▼▼▼
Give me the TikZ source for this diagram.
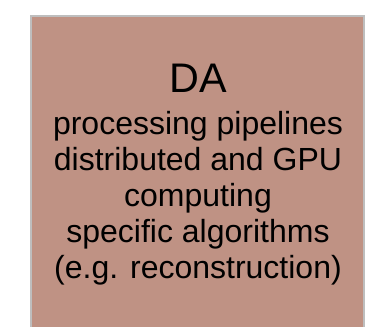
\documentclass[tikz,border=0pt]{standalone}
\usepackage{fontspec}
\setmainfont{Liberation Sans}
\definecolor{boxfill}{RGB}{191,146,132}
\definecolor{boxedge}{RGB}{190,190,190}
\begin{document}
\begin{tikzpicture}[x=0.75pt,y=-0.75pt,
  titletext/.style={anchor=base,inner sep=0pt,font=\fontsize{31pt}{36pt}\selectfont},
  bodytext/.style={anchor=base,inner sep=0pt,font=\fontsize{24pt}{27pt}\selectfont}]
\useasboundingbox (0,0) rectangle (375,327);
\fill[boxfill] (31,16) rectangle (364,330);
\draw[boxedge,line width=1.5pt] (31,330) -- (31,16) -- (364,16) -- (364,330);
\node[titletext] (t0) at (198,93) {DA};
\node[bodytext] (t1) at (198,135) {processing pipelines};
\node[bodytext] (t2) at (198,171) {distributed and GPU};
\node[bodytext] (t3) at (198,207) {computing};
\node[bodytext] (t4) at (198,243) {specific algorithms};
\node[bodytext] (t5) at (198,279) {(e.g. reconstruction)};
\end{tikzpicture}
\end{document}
▲▲▲
- TASK PROMPT: Copy the material shown above in full and exactly. Skip the pictures.

- FULL SOLUTION:
Give me the TikZ source for this diagram.
\documentclass[tikz,border=0pt]{standalone}
\usepackage{fontspec}
\setmainfont{Liberation Sans}
\definecolor{boxfill}{RGB}{191,146,132}
\definecolor{boxedge}{RGB}{190,190,190}
\begin{document}
\begin{tikzpicture}[x=0.75pt,y=-0.75pt,
  titletext/.style={anchor=base,inner sep=0pt,font=\fontsize{31pt}{36pt}\selectfont},
  bodytext/.style={anchor=base,inner sep=0pt,font=\fontsize{24pt}{27pt}\selectfont}]
\useasboundingbox (0,0) rectangle (375,327);
\fill[boxfill] (31,16) rectangle (364,330);
\draw[boxedge,line width=1.5pt] (31,330) -- (31,16) -- (364,16) -- (364,330);
\node[titletext] (t0) at (198,93) {DA};
\node[bodytext] (t1) at (198,135) {processing pipelines};
\node[bodytext] (t2) at (198,171) {distributed and GPU};
\node[bodytext] (t3) at (198,207) {computing};
\node[bodytext] (t4) at (198,243) {specific algorithms};
\node[bodytext] (t5) at (198,279) {(e.g. reconstruction)};
\end{tikzpicture}
\end{document}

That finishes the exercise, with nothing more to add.